In the Bible (Numbers 15:37-40), we find the commandment to make tzitzit, tassels, on the four corners of your garments. Those tassels remind those who wear them of God’s commandments. The tassels have to contain a cord of blue (verse 38). According to sources, the blue dye used was obtained from a sort of purple sea snail (murex), a species that is extinct according to sources. Therefore, the tzitzit nowadays is white. The passage from Numbers is recited in the morning prayers after the Shema (Deuteronomy 6:4). While reciting these words, the tassels are taken together and kissed three times.

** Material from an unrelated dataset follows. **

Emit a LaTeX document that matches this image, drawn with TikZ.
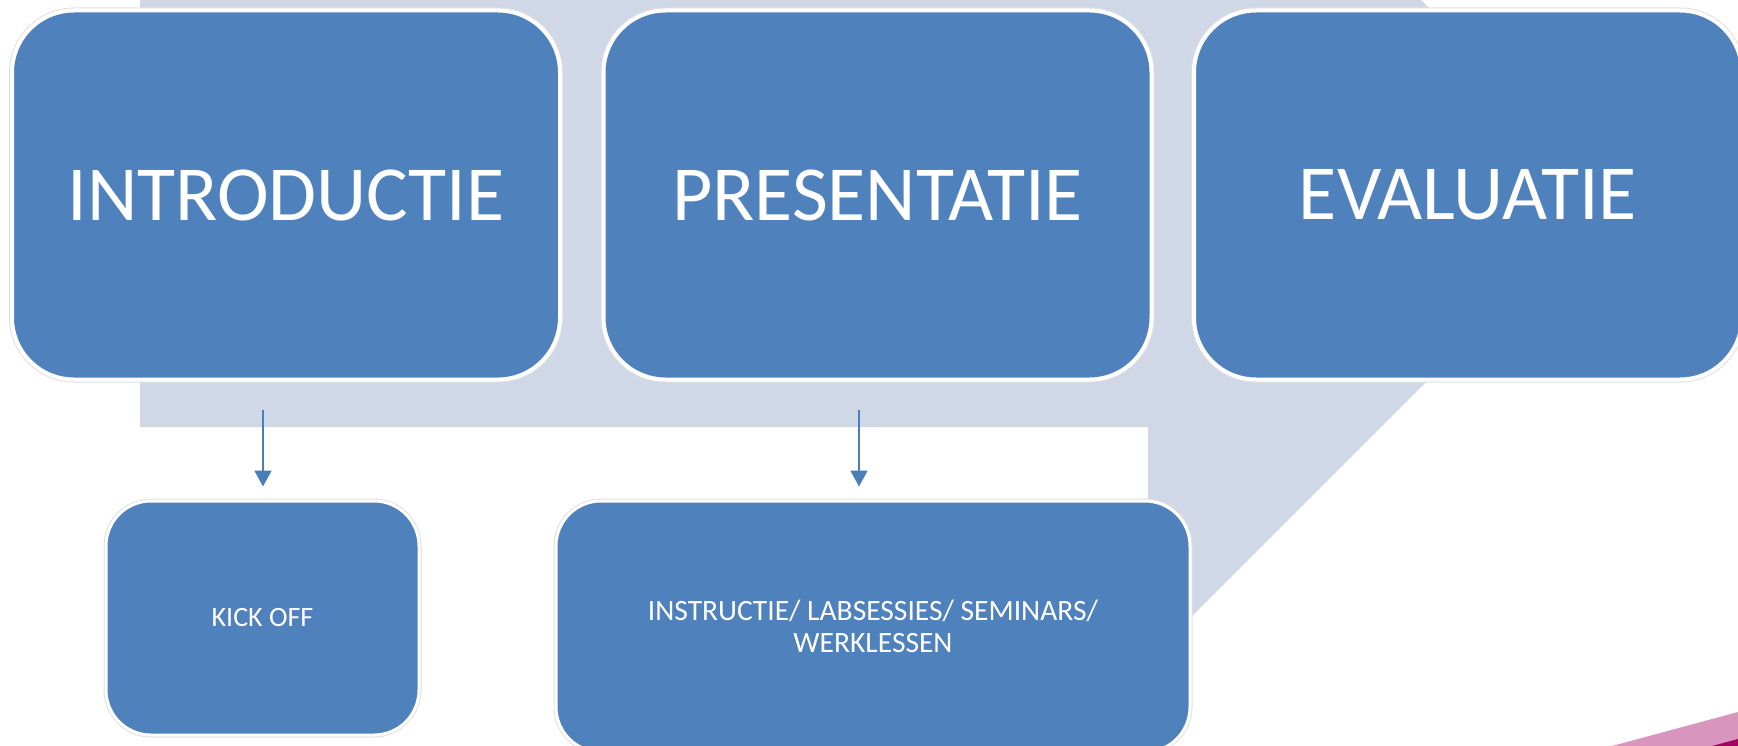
\documentclass[tikz,border=0pt]{standalone}
\usepackage{fontspec}
\setmainfont{Carlito}
\usetikzlibrary{arrows.meta}

\definecolor{phaseblue}{HTML}{4F81BD}
\definecolor{arrowblue}{HTML}{4A7EBB}
\definecolor{backgray}{HTML}{D0D8E8}
\definecolor{cornerpink}{HTML}{D896BF}
\definecolor{cornermagenta}{HTML}{A8005F}

\begin{document}
\begin{tikzpicture}[x=1pt,y=-1pt]
\tikzstyle{phase} = [rectangle, rounded corners=62pt, fill=phaseblue, draw=white, line width=4pt,
  preaction={draw=black!12, line width=6pt}, text=white, font=\fontsize{78}{90}\selectfont,
  minimum width=548pt, minimum height=369pt, inner sep=0pt]
\tikzstyle{activity} = [rectangle, rounded corners=45pt, fill=phaseblue, draw=white, line width=3pt,
  preaction={draw=black!12, line width=5pt}, text=white, font=\fontsize{28}{32}\selectfont,
  align=center, inner sep=0pt]
\tikzstyle{arrow} = [draw=arrowblue, line width=2pt, -{Triangle[width=17pt,length=16pt]}, shorten >=13pt]

\useasboundingbox (0,0) rectangle (1738,746);

% background shape
\fill[backgray] (140,0) -- (1421,0) -- (1614.5,193.5) -- (1148,660) -- (1148,427) -- (140,427) -- cycle;
\fill[cornerpink] (1612,746) -- (1738,712) -- (1738,746) -- cycle;
\fill[cornermagenta] (1712,746) -- (1738,739) -- (1738,746) -- cycle;

\node (intro) [phase] at (286,195) {INTRODUCTIE};
\node (pres) [phase] at (877.5,195) {PRESENTATIE};
\node (eval) [phase] at (1468,195) {EVALUATIE};

\node (kick) [activity, minimum width=313pt, minimum height=234pt] at (262.5,618) {KICK OFF};
\node (inst) [activity, minimum width=634pt, minimum height=251pt, font=\fontsize{29.5}{32}\selectfont]
  at (873,626.5) {INSTRUCTIE/ LABSESSIES/ SEMINARS/\\WERKLESSEN};

\coordinate (introtail) at (263,410);
\coordinate (prestail) at (859,410);

\draw [arrow] (introtail) -- (introtail |- kick.north);
\draw [arrow] (prestail) -- (prestail |- inst.north);
\end{tikzpicture}
\end{document}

The tzitzit is attached to the four corners of the upper garment with which you cover yourself (Deuteronomy 22:12). In antiquity, people would wear a long rectangular garment as a sort of cloak over their basic clothes. It would be a simple woollen garment for the common person or a cloak of more refined tissue for the rich and the notable. Over time, fashion changes, of course, and Jews took over their host countries’ clothing habits in the exile. The upper garment disappeared as daily fashion. But it remained in religious use as a prayer shawl.

The garment is made of wool, cotton or silk, although prominent Jewish scholars rejected silk. The black or blue stripes are a reminder of the original purple of the tzitzit. As a matter of fact, the blue stripes on the Israeli flag are a reference to the tallit.

The tallit is normally worn during the morning prayer by men and boys who are bar-mitzva. However, on Tisha be-Av (9th of Av, the fast-day commemorating the destruction of the temple), it is worn during the afternoon prayer, and on Yom Kippur (Day of Atonement) during the whole day. When wrapping yourself in the tallit, a corresponding beracha (blessing) is said. God is given thanks for commanding Israel to cover itself in the tzitzit.

Moreover, Orthodox men and boys carry a tallit katan (small tallit) under their clothes, a sort of undershirt with four corners, on which the tzitziot (plural form) is attached. Usually, they have the tzitziot over their clothes so that they are clearly visible. In that way, they always carry the reminder of God’s good commandments with them.